We are all in a place of unknown, confusion and chaos right now. But fighting against all of our feelings, or shoving them down tends to increase our pain. I wrote this several years ago, but it still applies today. While this is my story, I hope you find it encouraging and that you can say the same things to yourself…to reach a place of radical acceptance and, ultimately, healing.
“I radically accept myself for all that I am and all I am going through. With the Lord’s strength in me, I offer myself compassion, understanding and continued acceptance. I accept that I am undergoing continued stress and change whether always noticeable and understood or not.
I accept the thoughts I have about food and eating and do not condemn myself for them but realize they are the result of many, many years of dealing with food/health-related struggles. I fully accept myself as someone who depends on food, caffeine, alcohol and other chemicals to cope or am even comforted by the thoughts that I’m not trapped because these things will help me in the future. I don’t shun myself for these thoughts but instead welcome myself as someone brave in sharing and admitting these dependencies and as one who would like to change in this area of her life.
I accept the thoughts I have about my health and my resistance to change. I recognize and accept my longing for the past and who I have been with my depression. I accept that I have used depression as a crutch to lean on and give my life worth and meaning. While my illness has added depth to my life, I recognize my struggle to both hang on to the precious lessons I learned from depression and to let go of the pain and limitations and bondage of depression. I realize and accept the sanctity of my emotions, the depths of my emotions and the closeness to God I felt during my many years of severe and moderate depression. It is understandable that I would fear never having these feelings or getting to these places again if I let go of depression. I also realize and wholeheartedly accept the thoughts of irritation that want to move on-the judging critical thoughts toward my clinging nostalgic self. I am embracing also the third set of thoughts that have to do with giving up the fight altogether because it seems I can’t have what I want-both the past and the present. I accept the stuckness I feel and am emboldened to move forward with a new way of thinking.

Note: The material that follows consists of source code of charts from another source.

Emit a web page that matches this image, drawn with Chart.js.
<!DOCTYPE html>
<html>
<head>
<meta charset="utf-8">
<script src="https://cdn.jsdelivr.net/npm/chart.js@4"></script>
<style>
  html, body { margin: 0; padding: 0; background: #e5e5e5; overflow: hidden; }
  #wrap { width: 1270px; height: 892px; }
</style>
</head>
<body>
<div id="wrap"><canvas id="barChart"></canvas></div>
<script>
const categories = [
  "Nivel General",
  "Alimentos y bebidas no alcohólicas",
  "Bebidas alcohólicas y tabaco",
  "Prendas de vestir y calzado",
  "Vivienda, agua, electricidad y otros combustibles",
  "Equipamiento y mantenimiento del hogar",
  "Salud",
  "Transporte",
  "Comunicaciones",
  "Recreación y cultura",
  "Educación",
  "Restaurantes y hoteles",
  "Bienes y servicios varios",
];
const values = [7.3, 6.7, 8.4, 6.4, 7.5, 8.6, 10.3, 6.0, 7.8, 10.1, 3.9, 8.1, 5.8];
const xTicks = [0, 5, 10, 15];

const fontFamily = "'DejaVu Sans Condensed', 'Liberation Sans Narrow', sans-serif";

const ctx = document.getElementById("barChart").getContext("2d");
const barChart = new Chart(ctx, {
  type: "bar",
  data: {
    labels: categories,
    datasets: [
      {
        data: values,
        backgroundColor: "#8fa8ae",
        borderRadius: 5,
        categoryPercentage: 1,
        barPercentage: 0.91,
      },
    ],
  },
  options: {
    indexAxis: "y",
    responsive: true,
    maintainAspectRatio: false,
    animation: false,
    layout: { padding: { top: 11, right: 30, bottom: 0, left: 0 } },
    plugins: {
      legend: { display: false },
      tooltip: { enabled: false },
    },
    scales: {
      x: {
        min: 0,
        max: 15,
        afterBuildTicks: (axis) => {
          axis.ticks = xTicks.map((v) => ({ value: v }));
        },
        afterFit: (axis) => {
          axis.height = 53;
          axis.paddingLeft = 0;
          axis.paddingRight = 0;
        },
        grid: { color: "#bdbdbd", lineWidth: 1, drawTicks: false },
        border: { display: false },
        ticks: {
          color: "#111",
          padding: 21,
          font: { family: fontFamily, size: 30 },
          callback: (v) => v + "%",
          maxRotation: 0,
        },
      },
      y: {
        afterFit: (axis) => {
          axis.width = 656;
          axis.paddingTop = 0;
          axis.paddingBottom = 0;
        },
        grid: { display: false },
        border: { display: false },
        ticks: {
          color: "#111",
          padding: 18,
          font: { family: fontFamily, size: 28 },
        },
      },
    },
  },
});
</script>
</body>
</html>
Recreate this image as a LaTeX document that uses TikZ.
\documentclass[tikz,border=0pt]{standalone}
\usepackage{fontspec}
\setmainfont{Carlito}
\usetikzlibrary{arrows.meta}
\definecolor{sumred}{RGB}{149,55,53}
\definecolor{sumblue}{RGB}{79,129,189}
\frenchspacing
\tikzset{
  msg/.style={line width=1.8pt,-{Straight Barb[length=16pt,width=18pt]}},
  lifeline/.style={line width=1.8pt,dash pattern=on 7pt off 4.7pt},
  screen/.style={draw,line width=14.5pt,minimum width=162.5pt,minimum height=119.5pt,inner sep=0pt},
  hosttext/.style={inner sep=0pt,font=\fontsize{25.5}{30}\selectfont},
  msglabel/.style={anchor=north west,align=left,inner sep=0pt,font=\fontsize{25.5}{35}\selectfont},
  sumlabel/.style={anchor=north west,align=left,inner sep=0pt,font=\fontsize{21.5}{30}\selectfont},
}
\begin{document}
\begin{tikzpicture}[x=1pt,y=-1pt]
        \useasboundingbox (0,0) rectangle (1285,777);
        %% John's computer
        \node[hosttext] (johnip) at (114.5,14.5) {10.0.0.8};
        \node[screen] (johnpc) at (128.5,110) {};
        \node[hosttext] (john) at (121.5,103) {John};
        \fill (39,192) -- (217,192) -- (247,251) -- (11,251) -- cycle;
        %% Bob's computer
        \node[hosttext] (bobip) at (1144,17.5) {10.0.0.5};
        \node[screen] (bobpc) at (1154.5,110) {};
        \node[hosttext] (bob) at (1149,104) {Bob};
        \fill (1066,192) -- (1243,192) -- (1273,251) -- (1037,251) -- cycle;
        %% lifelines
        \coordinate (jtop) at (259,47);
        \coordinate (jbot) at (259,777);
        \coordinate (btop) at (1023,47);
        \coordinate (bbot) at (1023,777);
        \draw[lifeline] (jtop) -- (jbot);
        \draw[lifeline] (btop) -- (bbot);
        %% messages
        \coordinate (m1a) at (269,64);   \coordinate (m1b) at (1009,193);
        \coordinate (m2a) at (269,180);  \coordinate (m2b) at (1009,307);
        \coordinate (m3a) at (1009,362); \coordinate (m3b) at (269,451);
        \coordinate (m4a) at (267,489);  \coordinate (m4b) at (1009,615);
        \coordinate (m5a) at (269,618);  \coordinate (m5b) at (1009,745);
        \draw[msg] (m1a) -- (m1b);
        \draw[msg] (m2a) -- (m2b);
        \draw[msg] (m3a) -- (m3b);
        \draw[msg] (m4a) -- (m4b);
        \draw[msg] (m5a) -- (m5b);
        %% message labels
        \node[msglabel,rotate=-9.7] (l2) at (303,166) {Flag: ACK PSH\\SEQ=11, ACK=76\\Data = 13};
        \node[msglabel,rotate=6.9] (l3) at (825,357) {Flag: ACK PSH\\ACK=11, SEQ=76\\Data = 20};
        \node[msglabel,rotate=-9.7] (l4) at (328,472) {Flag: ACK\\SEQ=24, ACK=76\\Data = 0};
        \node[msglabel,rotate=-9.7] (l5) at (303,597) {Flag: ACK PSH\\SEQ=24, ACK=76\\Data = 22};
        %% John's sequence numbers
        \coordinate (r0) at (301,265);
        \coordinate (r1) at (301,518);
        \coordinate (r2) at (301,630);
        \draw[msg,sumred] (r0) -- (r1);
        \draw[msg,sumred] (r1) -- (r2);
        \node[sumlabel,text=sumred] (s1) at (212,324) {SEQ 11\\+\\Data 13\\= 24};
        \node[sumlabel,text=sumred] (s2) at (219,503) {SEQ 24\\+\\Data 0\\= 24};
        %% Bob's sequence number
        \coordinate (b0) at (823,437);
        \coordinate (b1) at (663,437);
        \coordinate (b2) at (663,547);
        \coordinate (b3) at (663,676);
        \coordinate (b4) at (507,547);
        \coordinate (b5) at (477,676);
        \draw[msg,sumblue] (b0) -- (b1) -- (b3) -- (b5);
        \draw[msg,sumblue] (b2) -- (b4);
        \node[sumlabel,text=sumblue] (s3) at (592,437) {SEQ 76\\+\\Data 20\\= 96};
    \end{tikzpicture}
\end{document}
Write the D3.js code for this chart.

I accept my conflicted thoughts about marriage. I do not condemn myself but lovingly accept these as just thoughts: “I wonder if I would have been better off alone; then I wouldn’t have hurt him so badly. I wouldn’t have to feel compelled to share everything and the pain of being misunderstood wouldn’t be there.” “I am frustrated that I can’t get the sacredness that was my private single life back. I am so sick of the guilt of always doing something wrong and being able to relax the way I used to. I miss holding my thoughts and feelings as precious in my journals.” “I am annoyed that I even have these thoughts when all I’ve ever wanted was to be married.” “I know it is better for me to be married and that God knew what He was doing when He brought us together.” “I am so grateful to never be alone and to always have that special someone who is always fighting for me.” “I will continue to learn how to protect the sacredness that was my former self while also moving forward in marriage in the here and now.” “I have hope that marriage will become even more joy-filled and meaningful with every passing day.”
Finally, I lovingly accept my thoughts about my current condition. I may not always feel amazing, but I know how to accept these mental, emotional, spiritual and physical states and not label them as “bad.” Instead, I will say, “This is a feeling which will not last forever. What can I learn from it? Because soon it will be gone.” Now I am free from the pain of always trying to push away the pain. Instead, I can just rest and know that I am learning from each and every moment of life. This has helped me once again realize the sacredness and beauty of my life. Right now.